Though he has taught and preached out of the New American Standard Bible (NASB) for about 50 years, Merrill says such a literal translation isn't for everyone. "It's just so wooden – some put it in those terms," he told The Christian Post last week. "It's too much attached to Hebrew syntax and style, form and so on. But, the plus of it is, that you can more easily reconstruct what the original language had to say when you have a translation that is attempting to be true to the original text, but it makes for more cumbersome reading."

That's why the New International Version (NIV) "swept the field" when it was first released, he says, because people enjoyed it more and could better understand it. Like the NIV, Merrill says the Bible versions he has worked on are free from the accusation that they're "too old fashioned" in style, but something was sacrificed when they were translated that way. "If you want a more contemporary style form of translation, you're going to have to give up some accuracy. And if you want the accuracy, you give up readability," he said.

So who decides what type of translation it will be? Merrill says the publisher is the one who makes that call.

"The New King James was interesting in that I was instructed to translate not only from the Hebrew text, but to stay as much as possible in the flavor of the King James Version, so that a reader would read it and still recognize it as King James but would not have the problems of some of the archaic words and phrases that are no longer used in modern speech," said Merrill

The NET Bible, in comparison, seems mostly accessible to scholars and students, as the translation was taken straight out of the Hebrew, Greek and Aramaic, but included with it are thousands of footnotes which show alternate translations of certain words and passages.

In Merrill's experience there are usually systems in place to make sure the translation turns out as accurate and readable as possible, though each translation process could be different. When he worked on the NLT Bible, for example, he and two other translators – one in Britain, one in Australia – each translated the Book of Deuteronomy independently, and then submitted their translations to an editor who decided which parts were to be used.

"Then there will be an English stylist, who may not even be a Bible scholar, but...who's recognized as a literary craftsman just to go over the whole thing for readability and style," said Merrill. Before any changes made by the stylist become permanent, though, the text is sent back to the translators for review and approval.

In order to make the translations as accurate as possible, understanding the cultural context the scriptures were written in is also important for translators. Gaining a better understanding the ancient biblical world, in turn, helps them to also better convey the meaning of the text in modern languages.

But translators have to be very careful in their handling of the text. The updated NIV Bible released in 2011 came under harsh criticism from some people for its use of gender-inclusive language. This non-gender-specific language wasn't used when talking about God, but it was used when referring to mankind, and some saw that as an attempt at changing the meaning of the text.

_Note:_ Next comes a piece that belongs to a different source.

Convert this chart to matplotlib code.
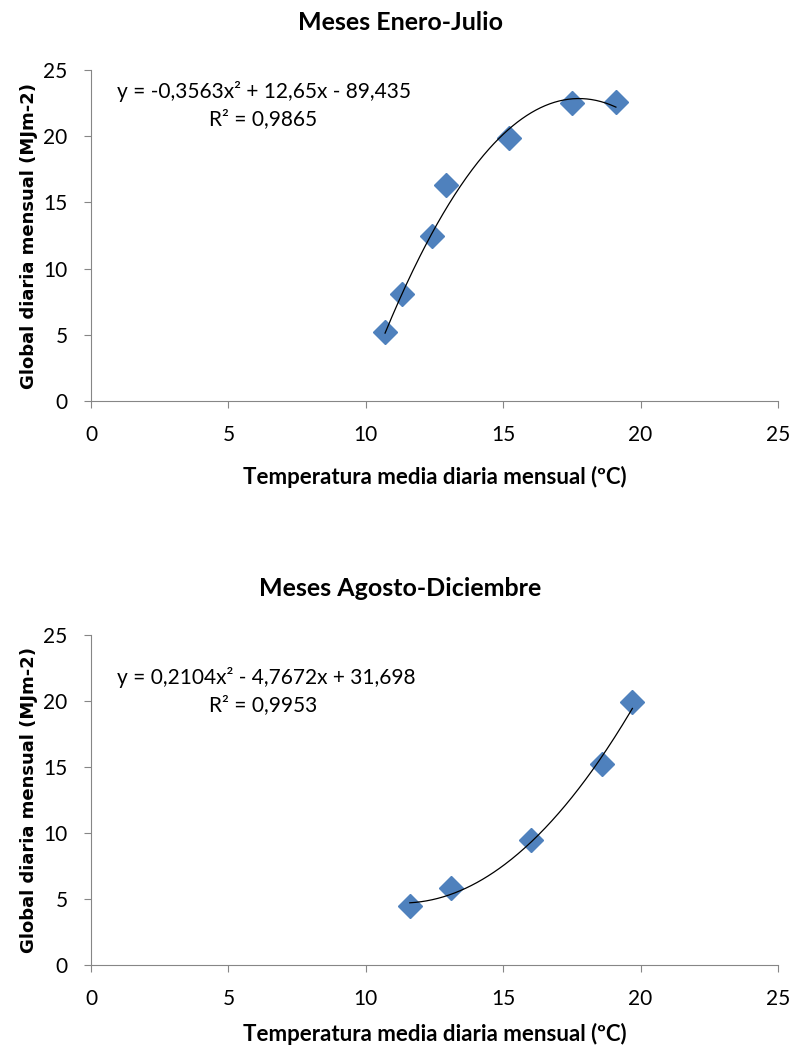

Merrill says the Hebrew phrase translated "sons of Israel," which appears throughout the Old Testament, could seem confusing to modern English readers when literally interpreted because it gives the impression that it is referring only to the men in Israel. In that ancient culture, though, the phrase would actually be understood as referring to all Israelites, but the original language reflects the "highly patriarchal world" that existed at the time.

Merrill says he doesn't have a problem with translating phrases like "sons of Israel" into, for example, "people of Israel," because the author's intended meaning is still the same. He would, however, make a footnote to show that the literal translation is "sons."

"The translations that are done with a mind toward the original setting, and sensitivity, also, to the modern audience – that's a chasm that's difficult to bridge sometimes. But I think it needs to be done, because 3,000 years or 2,000 years and 8,000 miles – that's a huge, huge difference," he said.

There are several practices Merrill views as potential problems in the world of Bible translation and reading.

"I'm somewhat put off by the need that publishers seem to feel to produce their own versions, translations, of the Bible. It seems to me sometimes that it's profit-driven. Sometimes it's a desire to have some competitive product," he said. He admits that it might be unfair of him to say that, since he cannot confirm that any translations were completely profit-driven ventures, but he suspects that is the case in some instances.

He also emphasized the importance of translations being done from the earliest possible texts, as opposed to being mere paraphrases of already existing translations.

"My concern is that these be indeed translations that are true to the intent of the ancient texts, and not interpretive translations that try to recreate an ancient setting out of thin air. That's a concern that I have. And it's much easier, of course, just to paraphrase an existing translation – put it in little different words – but that's not translation. That's theft almost," he said.

He cautions against movements such as the "King James only" segment of Christianity, which "sees Elizabethan English as the final way in which the Word of God can be transmitted to an English audience." It isn't right, he suggests, to essentially canonize any one English translation of the Bible.

Some people may question the accuracy of any Bible version simply because translators don't have the original letters and books, called "autographs," to translate from. So how do we know that the manuscripts translators work from completely express the intended meaning of the original letters and books?

"Well, we don't for sure," said Merrill "But we do believe – I do, at least – that the same God who inspired the sacred texts, and collected together these texts into the canon, has been well able to preserve His intention in His revelation up through the centuries into the best manuscripts that we possess. In other words, that's a God-blessed process as well."

Wycliffe Bible Translators USA Chief Operations Officer Russ Hersman told OneNewsNow in December that, for the first time, there are now more translation projects already started than have yet to begin. With projects encompassing 2,075 languages already in progress and 1,967 that haven't yet been started, the organization estimates that the languages which still need a Bible translation will have them by the year 2037.